§ To be done
Give the material once more, word for word, without any images.

§ Information provided
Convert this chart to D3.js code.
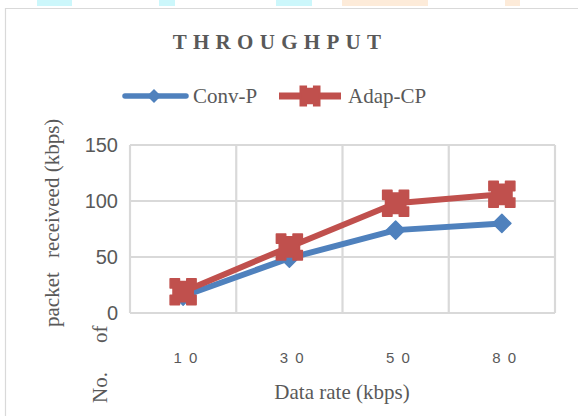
<!DOCTYPE html>
<html><head><meta charset="utf-8">
<script src="https://cdn.jsdelivr.net/npm/d3@7/dist/d3.min.js"></script>
<style>body{margin:0;background:#fff}svg{display:block}</style>
</head><body>
<script>
const categories = ["1 0", "3 0", "5 0", "8 0"];
const convP = [15, 49, 74, 80];
const adapCP = [19, 59, 98, 106];
const yTicks = [0, 50, 100, 150];
const seriesNames = ["Conv-P", "Adap-CP"];

const W = 578, H = 416;
const svg = d3.select("body").append("svg").attr("width", W).attr("height", H);

// page decorations / frame
const deco = [[37,72,"#ccf7fb"],[159,175,"#ccf7fb"],[276,312,"#ccf7fb"],[342,428,"#fdebd9"],[505,520,"#fdebd9"]];
deco.forEach(d => svg.append("rect").attr("x", d[0]).attr("y", 0).attr("width", d[1]-d[0]).attr("height", 6).attr("fill", d[2]));
svg.append("path").attr("d", "M5.5,416 V8.5 H578").attr("fill", "none").attr("stroke", "#d9d9d9").attr("stroke-width", 1.2);

const pL = 130, pR = 555, pT = 145, pB = 313;
const x = d3.scaleBand().domain(categories).range([pL, pR]);
const y = d3.scaleLinear().domain([0, 150]).range([pB, pT]);

const grid = "#d9d9d9";
svg.append("g").selectAll("line").data(yTicks).join("line")
  .attr("x1", pL).attr("x2", pR).attr("y1", d => y(d)).attr("y2", d => y(d))
  .attr("stroke", grid).attr("stroke-width", 2.2);
const bounds = categories.map(c => x(c)).concat([pR]);
svg.append("g").selectAll("line").data(bounds).join("line")
  .attr("x1", d => d).attr("x2", d => d).attr("y1", pT).attr("y2", pB)
  .attr("stroke", grid).attr("stroke-width", 2.2);

svg.append("g").selectAll("text").data(yTicks).join("text")
  .attr("x", 118).attr("y", d => y(d)).attr("dy", "0.36em")
  .attr("text-anchor", "end").attr("fill", "#595959")
  .style("font-family", "'Liberation Sans', Arial, sans-serif").style("font-size", "20px")
  .text(d => d);
svg.append("g").selectAll("text").data(categories).join("text")
  .attr("x", d => x(d) + x.bandwidth()/2 + 3).attr("y", 363)
  .attr("text-anchor", "middle").attr("fill", "#595959")
  .style("font-family", "'Liberation Sans', Arial, sans-serif").style("font-size", "15px")
  .style("letter-spacing", "1.5px")
  .text(d => d);

const serif = "'Liberation Serif', 'Times New Roman', serif";
svg.append("text").attr("x", 280).attr("y", 49).attr("text-anchor", "middle")
  .attr("fill", "#595959").style("font-family", serif).style("font-weight", "bold")
  .style("font-size", "21px").style("letter-spacing", "6.3px").text("THROUGHPUT");

svg.append("text").attr("x", 342).attr("y", 399).attr("text-anchor", "middle")
  .attr("fill", "#595959").style("font-family", serif).style("font-size", "21px").text("Data rate (kbps)");
const yl = [["packet", 59, 327], ["receiveed (kbps)", 59, 258], ["No.", 107, 403], ["of", 107, 343]];
yl.forEach(t => svg.append("text").attr("transform", `translate(${t[1]},${t[2]}) rotate(-90)`)
  .attr("fill", "#595959").style("font-family", serif).style("font-size", "21px").text(t[0]));

const blue = "#4f81bd", red = "#c0504d";
const diamond = s => `M0,${-s} L${s},0 L0,${s} L${-s},0 Z`;
const notched = s => {
  const n = s*0.28, dp = s*0.22;
  return `M${-s},${-s} H${-n} V${-s+dp} H${n} V${-s} H${s} V${-n} H${s-dp} V${n} H${s} V${s} H${n} V${s-dp} H${-n} V${s} H${-s} V${n} H${-s+dp} V${-n} H${-s} Z`;
};

const line = d3.line().x((d, i) => x(categories[i]) + x.bandwidth()/2).y(d => y(d));
function drawSeries(vals, color, marker) {
  svg.append("path").datum(vals).attr("d", line).attr("fill", "none")
    .attr("stroke", color).attr("stroke-width", 6).attr("stroke-linejoin", "round");
  svg.append("g").selectAll("path").data(vals).join("path")
    .attr("transform", (d, i) => `translate(${x(categories[i]) + x.bandwidth()/2},${y(d)})`)
    .attr("d", marker).attr("fill", color).attr("stroke", color).attr("stroke-width", 1.5).attr("stroke-linejoin", "round");
}
drawSeries(convP, blue, diamond(9));
drawSeries(adapCP, red, notched(13));

const lg = svg.append("g");
lg.append("line").attr("x1", 125).attr("x2", 186).attr("y1", 96).attr("y2", 96)
  .attr("stroke", blue).attr("stroke-width", 5.5).attr("stroke-linecap", "round");
lg.append("path").attr("transform", "translate(154,96)").attr("d", diamond(7)).attr("fill", blue);
lg.append("text").attr("x", 193).attr("y", 103).attr("fill", "#595959")
  .style("font-family", serif).style("font-size", "21px").text(seriesNames[0]);
lg.append("line").attr("x1", 279).attr("x2", 341).attr("y1", 96).attr("y2", 96)
  .attr("stroke", red).attr("stroke-width", 7);
lg.append("path").attr("transform", "translate(310,96)").attr("d", notched(10.5)).attr("fill", red);
lg.append("text").attr("x", 348).attr("y", 103).attr("fill", "#595959")
  .style("font-family", serif).style("font-size", "21px").text(seriesNames[1]);
</script>
</body></html>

§ Right answer
Convert this chart to D3.js code.
<!DOCTYPE html>
<html><head><meta charset="utf-8">
<script src="https://cdn.jsdelivr.net/npm/d3@7/dist/d3.min.js"></script>
<style>body{margin:0;background:#fff}svg{display:block}</style>
</head><body>
<script>
const categories = ["1 0", "3 0", "5 0", "8 0"];
const convP = [15, 49, 74, 80];
const adapCP = [19, 59, 98, 106];
const yTicks = [0, 50, 100, 150];
const seriesNames = ["Conv-P", "Adap-CP"];

const W = 578, H = 416;
const svg = d3.select("body").append("svg").attr("width", W).attr("height", H);

// page decorations / frame
const deco = [[37,72,"#ccf7fb"],[159,175,"#ccf7fb"],[276,312,"#ccf7fb"],[342,428,"#fdebd9"],[505,520,"#fdebd9"]];
deco.forEach(d => svg.append("rect").attr("x", d[0]).attr("y", 0).attr("width", d[1]-d[0]).attr("height", 6).attr("fill", d[2]));
svg.append("path").attr("d", "M5.5,416 V8.5 H578").attr("fill", "none").attr("stroke", "#d9d9d9").attr("stroke-width", 1.2);

const pL = 130, pR = 555, pT = 145, pB = 313;
const x = d3.scaleBand().domain(categories).range([pL, pR]);
const y = d3.scaleLinear().domain([0, 150]).range([pB, pT]);

const grid = "#d9d9d9";
svg.append("g").selectAll("line").data(yTicks).join("line")
  .attr("x1", pL).attr("x2", pR).attr("y1", d => y(d)).attr("y2", d => y(d))
  .attr("stroke", grid).attr("stroke-width", 2.2);
const bounds = categories.map(c => x(c)).concat([pR]);
svg.append("g").selectAll("line").data(bounds).join("line")
  .attr("x1", d => d).attr("x2", d => d).attr("y1", pT).attr("y2", pB)
  .attr("stroke", grid).attr("stroke-width", 2.2);

svg.append("g").selectAll("text").data(yTicks).join("text")
  .attr("x", 118).attr("y", d => y(d)).attr("dy", "0.36em")
  .attr("text-anchor", "end").attr("fill", "#595959")
  .style("font-family", "'Liberation Sans', Arial, sans-serif").style("font-size", "20px")
  .text(d => d);
svg.append("g").selectAll("text").data(categories).join("text")
  .attr("x", d => x(d) + x.bandwidth()/2 + 3).attr("y", 363)
  .attr("text-anchor", "middle").attr("fill", "#595959")
  .style("font-family", "'Liberation Sans', Arial, sans-serif").style("font-size", "15px")
  .style("letter-spacing", "1.5px")
  .text(d => d);

const serif = "'Liberation Serif', 'Times New Roman', serif";
svg.append("text").attr("x", 280).attr("y", 49).attr("text-anchor", "middle")
  .attr("fill", "#595959").style("font-family", serif).style("font-weight", "bold")
  .style("font-size", "21px").style("letter-spacing", "6.3px").text("THROUGHPUT");

svg.append("text").attr("x", 342).attr("y", 399).attr("text-anchor", "middle")
  .attr("fill", "#595959").style("font-family", serif).style("font-size", "21px").text("Data rate (kbps)");
const yl = [["packet", 59, 327], ["receiveed (kbps)", 59, 258], ["No.", 107, 403], ["of", 107, 343]];
yl.forEach(t => svg.append("text").attr("transform", `translate(${t[1]},${t[2]}) rotate(-90)`)
  .attr("fill", "#595959").style("font-family", serif).style("font-size", "21px").text(t[0]));

const blue = "#4f81bd", red = "#c0504d";
const diamond = s => `M0,${-s} L${s},0 L0,${s} L${-s},0 Z`;
const notched = s => {
  const n = s*0.28, dp = s*0.22;
  return `M${-s},${-s} H${-n} V${-s+dp} H${n} V${-s} H${s} V${-n} H${s-dp} V${n} H${s} V${s} H${n} V${s-dp} H${-n} V${s} H${-s} V${n} H${-s+dp} V${-n} H${-s} Z`;
};

const line = d3.line().x((d, i) => x(categories[i]) + x.bandwidth()/2).y(d => y(d));
function drawSeries(vals, color, marker) {
  svg.append("path").datum(vals).attr("d", line).attr("fill", "none")
    .attr("stroke", color).attr("stroke-width", 6).attr("stroke-linejoin", "round");
  svg.append("g").selectAll("path").data(vals).join("path")
    .attr("transform", (d, i) => `translate(${x(categories[i]) + x.bandwidth()/2},${y(d)})`)
    .attr("d", marker).attr("fill", color).attr("stroke", color).attr("stroke-width", 1.5).attr("stroke-linejoin", "round");
}
drawSeries(convP, blue, diamond(9));
drawSeries(adapCP, red, notched(13));

const lg = svg.append("g");
lg.append("line").attr("x1", 125).attr("x2", 186).attr("y1", 96).attr("y2", 96)
  .attr("stroke", blue).attr("stroke-width", 5.5).attr("stroke-linecap", "round");
lg.append("path").attr("transform", "translate(154,96)").attr("d", diamond(7)).attr("fill", blue);
lg.append("text").attr("x", 193).attr("y", 103).attr("fill", "#595959")
  .style("font-family", serif).style("font-size", "21px").text(seriesNames[0]);
lg.append("line").attr("x1", 279).attr("x2", 341).attr("y1", 96).attr("y2", 96)
  .attr("stroke", red).attr("stroke-width", 7);
lg.append("path").attr("transform", "translate(310,96)").attr("d", notched(10.5)).attr("fill", red);
lg.append("text").attr("x", 348).attr("y", 103).attr("fill", "#595959")
  .style("font-family", serif).style("font-size", "21px").text(seriesNames[1]);
</script>
</body></html>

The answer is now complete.